This past weekend, I presented a paper at the Medieval Academy of America Annual Meeting in Boston. My paper, “Metrical Phonology and Literary History in the Age of Chaucer,” introduces three English metrical traditions–alliterative meter, tetrameter, pentameter–and points to some phonological evidence for cross-pollination between them in the fourteenth century. Here’s the opening frame:
At the end of Book V of Troilus and Criseyde, Chaucer apostrophizes the poem:
And for ther is so gret diversite
In Englissh and in writyng of oure tonge,
So prey I God that non myswrite the,
Ne the mysmetre for defaute of tonge.
(1793-96)
This passage has attracted significant attention as a testament to linguistic, metrical, and textual variation in medieval England. The apostrophe appears to substantiate conclusions that medievalists are ready to accept anyway: that Chaucer’s language, meter, and texts were in flux around him, and that Chaucer was exquisitely aware of this situation. In the standard interpretation, the speaker of the passage is a lot like a modern editor, worried about language change, metrical decay, and scribal error.
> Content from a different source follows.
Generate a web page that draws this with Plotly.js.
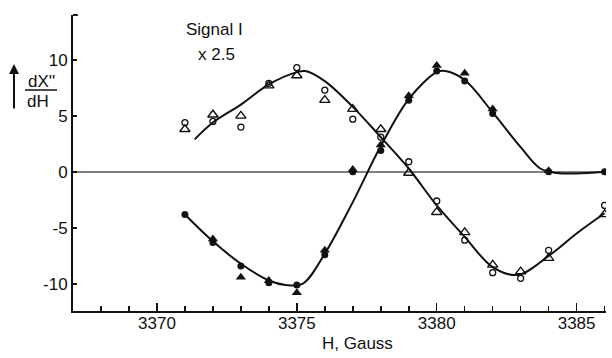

In this paper I’d like to suggest a different cultural context for Chaucer’s hand-wringing: the mediated interaction between language and meter in fourteenth-century English verse. ‘Metrical phonology’ is my term for the linguistic forms that meter encodes. Think, for example, of the variation between monosyllabic and disyllabic scansions of the word heaven in Elizabethan poetry. I will argue that metrical phonology should be understood in terms of the larger historical formation in which it is embedded: the poetic tradition. In the fourteenth century, there were three major metrical options for poets working in English: the alliterative meter, the tetrameter, and the pentameter. The alliterative meter had been in continuous use since at least the eighth century. The tetrameter entered the English literary field in the mid thirteenth century. Chaucer invented the pentameter on the basis of French and Italian models in the 1380s: Troilus and Criseyde is his first substantial work in this new verse form. The three major Middle English meters thus had different histories. Yet these histories also inflected one another. Study of metrical phonology calls for triangulation between historical and comparative analysis. That’s what I’ll try to provide.
By mapping Middle English metrical phonologies, it becomes possible to attain some critical distance from the Troilus and Criseyde passage. Through apostrophe, Chaucer hints at the complexity of fourteenth-century vernacular poetics. However, writing before English became an academic subject, Chaucer necessarily expresses his position in literary culture symptomatically rather than analytically. Attention to the historicity of metrical phonology helps us understand what Chaucer meant by the neologism ‘mismeter’ but also how meter could appear to Chaucer as a poetic problem in the first place.